Why I like to automate my daily tasks

Jan 17, 2026

I like coding small apps and scripts because I like to automate my daily mundane tasks.

Most daily work isn’t “creative problem-solving.” It’s orchestration. Running the same commands in the right order. Checking whether something silently failed. Remembering which config goes with which environment. Making sure I didn’t forget the one step that breaks everything.

Humans are terrible at this. Computers are not.

So I automate.

I write scripts that bootstrap projects with the same structure every time. Tools that sanity-check environments before I waste an hour debugging the wrong issue. Small programs that watch logs, extract signals, and tell me when something is actually wrong instead of flooding me with noise.

Jobs that run in the background, clean up state, rotate backups, and keep things boring, which is exactly what infrastructure should be.

These aren’t apps you show off.
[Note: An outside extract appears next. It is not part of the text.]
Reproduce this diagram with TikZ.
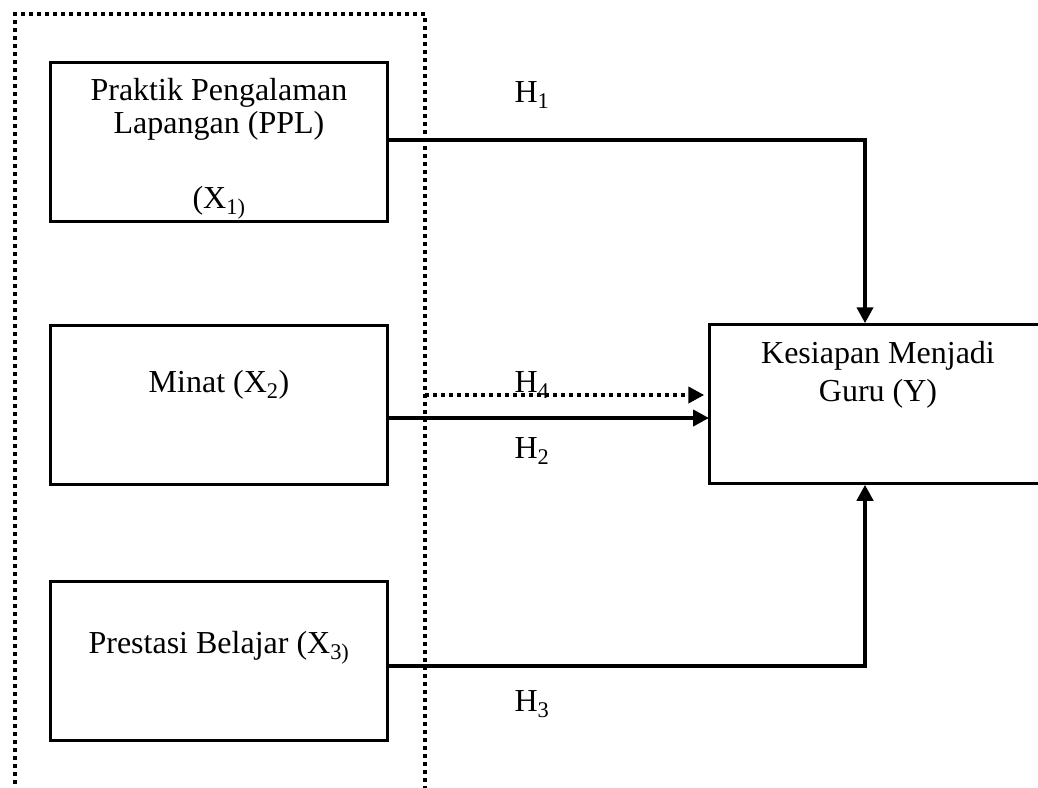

They’re systems you stop thinking about. They run quietly in the background.

The real benefit isn’t speed, it’s efficiency. Automation replaces “did I remember to do this?” with “this is handled.”

Fewer moving parts in my head means more room for real work: designing systems, writing code that matters, and solving problems that don’t have an obvious script yet.

Most of my tools are built for me, undocumented, and deeply opinionated. They work on my machine, for my workflows, and that’s the point.

I automate not because I’m lazy, but because I want my attention spent on decisions, not procedures.

If something is repeatable, it’s a bug. And bugs get fixed.